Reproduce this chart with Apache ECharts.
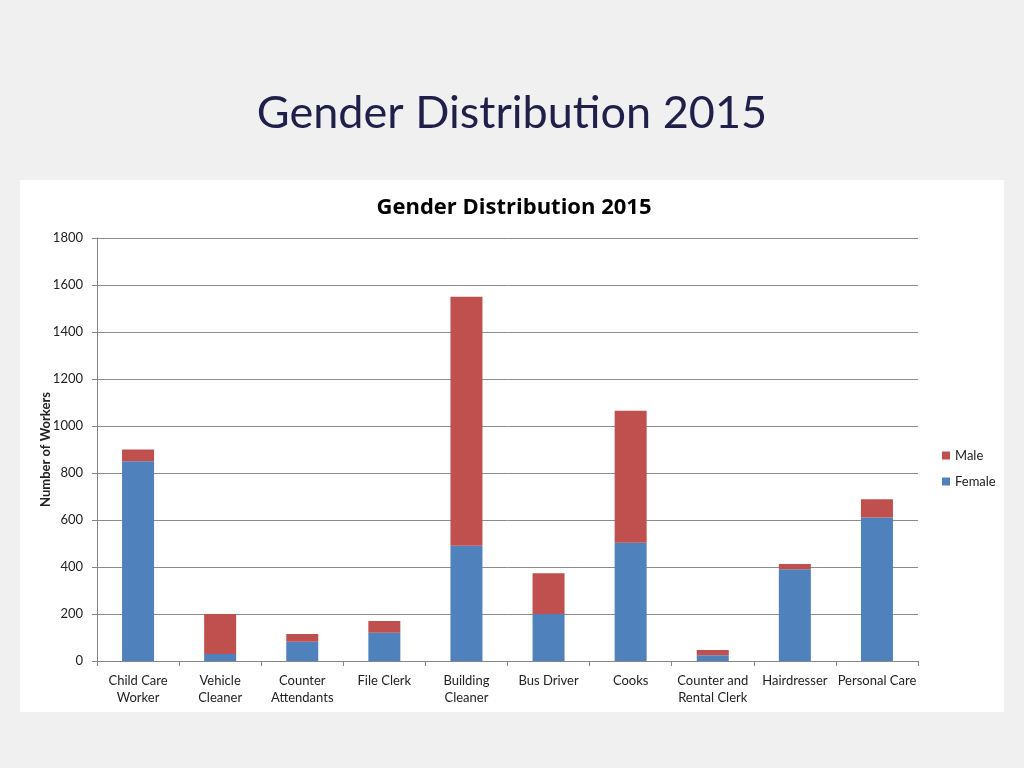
<!DOCTYPE html>
<html>
<head>
<meta charset="utf-8">
<script src="https://cdn.jsdelivr.net/npm/echarts@6/dist/echarts.min.js"></script>
<style>
html,body{margin:0;padding:0;background:#f0f0f0;}
#c{width:1024px;height:768px;}
</style>
</head>
<body>
<div id="c"></div>
<script>
const categories = ["Child Care\nWorker","Vehicle\nCleaner","Counter\nAttendants","File Clerk","Building\nCleaner","Bus Driver","Cooks","Counter and\nRental Clerk","Hairdresser","Personal Care"];
const female = [850, 30, 82, 120, 490, 200, 503, 24, 390, 611];
const male = [50, 170, 33, 50, 1060, 173, 562, 23, 23, 77];
const yTicks = {min: 0, max: 1800, interval: 200};

const chart = echarts.init(document.getElementById('c'));
chart.setOption({
  backgroundColor: '#f0f0f0',
  animation: false,
  graphic: [{
    type: 'rect', z: -10,
    shape: {x: 20, y: 180, width: 984, height: 532},
    style: {fill: '#ffffff'}
  }],
  title: [{
    text: 'Gender Distribution 2015',
    left: 'center', top: 86,
    textStyle: {fontFamily: 'Lato', fontSize: 45, fontWeight: 'normal', color: '#1f1f4a'}
  }, {
    text: 'Gender Distribution 2015',
    left: 509, textAlign: 'center', top: 192,
    textStyle: {fontFamily: 'Open Sans', fontSize: 22, fontWeight: 'bold', color: '#000'}
  }],
  legend: {
    orient: 'vertical', left: 937, top: 444,
    itemWidth: 8, itemHeight: 8, itemGap: 13,
    data: ['Male', 'Female'],
    textStyle: {fontFamily: 'Lato', fontSize: 13, color: '#222'},
    icon: 'rect'
  },
  grid: {left: 97, right: 106, top: 238, bottom: 107},
  xAxis: {
    type: 'category', data: categories,
    axisLine: {lineStyle: {color: '#868686'}},
    axisTick: {show: true, length: 5, lineStyle: {color: '#868686'}},
    axisLabel: {fontFamily: 'Lato', fontSize: 13, color: '#222', lineHeight: 17, margin: 11, interval: 0}
  },
  yAxis: {
    type: 'value', min: yTicks.min, max: yTicks.max, interval: yTicks.interval,
    name: 'Number of Workers', nameLocation: 'middle', nameGap: 45, nameRotate: 90,
    nameMoveOverlap: false,
    nameTextStyle: {fontFamily: 'Lato', fontSize: 13, fontWeight: 'bold', color: '#222'},
    axisLine: {show: true, lineStyle: {color: '#868686'}},
    axisTick: {show: true, length: 5, lineStyle: {color: '#868686'}},
    axisLabel: {fontFamily: 'Lato', fontSize: 13, color: '#222', margin: 14, formatter: function (v) { return String(v); }},
    splitLine: {lineStyle: {color: '#8c8c8c'}}
  },
  series: [{
    name: 'Female', type: 'bar', stack: 'g', data: female, barWidth: 32,
    itemStyle: {color: '#4f81bd'}
  }, {
    name: 'Male', type: 'bar', stack: 'g', data: male, barWidth: 32,
    itemStyle: {color: '#c0504d'}
  }]
});
</script>
</body>
</html>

..............................

## [OBJECTIVE]
Copy out each line word for word, please, skipping the images.

## [COMPLETE RESPONSE]
Reproduce this chart with Apache ECharts.
<!DOCTYPE html>
<html>
<head>
<meta charset="utf-8">
<script src="https://cdn.jsdelivr.net/npm/echarts@6/dist/echarts.min.js"></script>
<style>
html,body{margin:0;padding:0;background:#f0f0f0;}
#c{width:1024px;height:768px;}
</style>
</head>
<body>
<div id="c"></div>
<script>
const categories = ["Child Care\nWorker","Vehicle\nCleaner","Counter\nAttendants","File Clerk","Building\nCleaner","Bus Driver","Cooks","Counter and\nRental Clerk","Hairdresser","Personal Care"];
const female = [850, 30, 82, 120, 490, 200, 503, 24, 390, 611];
const male = [50, 170, 33, 50, 1060, 173, 562, 23, 23, 77];
const yTicks = {min: 0, max: 1800, interval: 200};

const chart = echarts.init(document.getElementById('c'));
chart.setOption({
  backgroundColor: '#f0f0f0',
  animation: false,
  graphic: [{
    type: 'rect', z: -10,
    shape: {x: 20, y: 180, width: 984, height: 532},
    style: {fill: '#ffffff'}
  }],
  title: [{
    text: 'Gender Distribution 2015',
    left: 'center', top: 86,
    textStyle: {fontFamily: 'Lato', fontSize: 45, fontWeight: 'normal', color: '#1f1f4a'}
  }, {
    text: 'Gender Distribution 2015',
    left: 509, textAlign: 'center', top: 192,
    textStyle: {fontFamily: 'Open Sans', fontSize: 22, fontWeight: 'bold', color: '#000'}
  }],
  legend: {
    orient: 'vertical', left: 937, top: 444,
    itemWidth: 8, itemHeight: 8, itemGap: 13,
    data: ['Male', 'Female'],
    textStyle: {fontFamily: 'Lato', fontSize: 13, color: '#222'},
    icon: 'rect'
  },
  grid: {left: 97, right: 106, top: 238, bottom: 107},
  xAxis: {
    type: 'category', data: categories,
    axisLine: {lineStyle: {color: '#868686'}},
    axisTick: {show: true, length: 5, lineStyle: {color: '#868686'}},
    axisLabel: {fontFamily: 'Lato', fontSize: 13, color: '#222', lineHeight: 17, margin: 11, interval: 0}
  },
  yAxis: {
    type: 'value', min: yTicks.min, max: yTicks.max, interval: yTicks.interval,
    name: 'Number of Workers', nameLocation: 'middle', nameGap: 45, nameRotate: 90,
    nameMoveOverlap: false,
    nameTextStyle: {fontFamily: 'Lato', fontSize: 13, fontWeight: 'bold', color: '#222'},
    axisLine: {show: true, lineStyle: {color: '#868686'}},
    axisTick: {show: true, length: 5, lineStyle: {color: '#868686'}},
    axisLabel: {fontFamily: 'Lato', fontSize: 13, color: '#222', margin: 14, formatter: function (v) { return String(v); }},
    splitLine: {lineStyle: {color: '#8c8c8c'}}
  },
  series: [{
    name: 'Female', type: 'bar', stack: 'g', data: female, barWidth: 32,
    itemStyle: {color: '#4f81bd'}
  }, {
    name: 'Male', type: 'bar', stack: 'g', data: male, barWidth: 32,
    itemStyle: {color: '#c0504d'}
  }]
});
</script>
</body>
</html>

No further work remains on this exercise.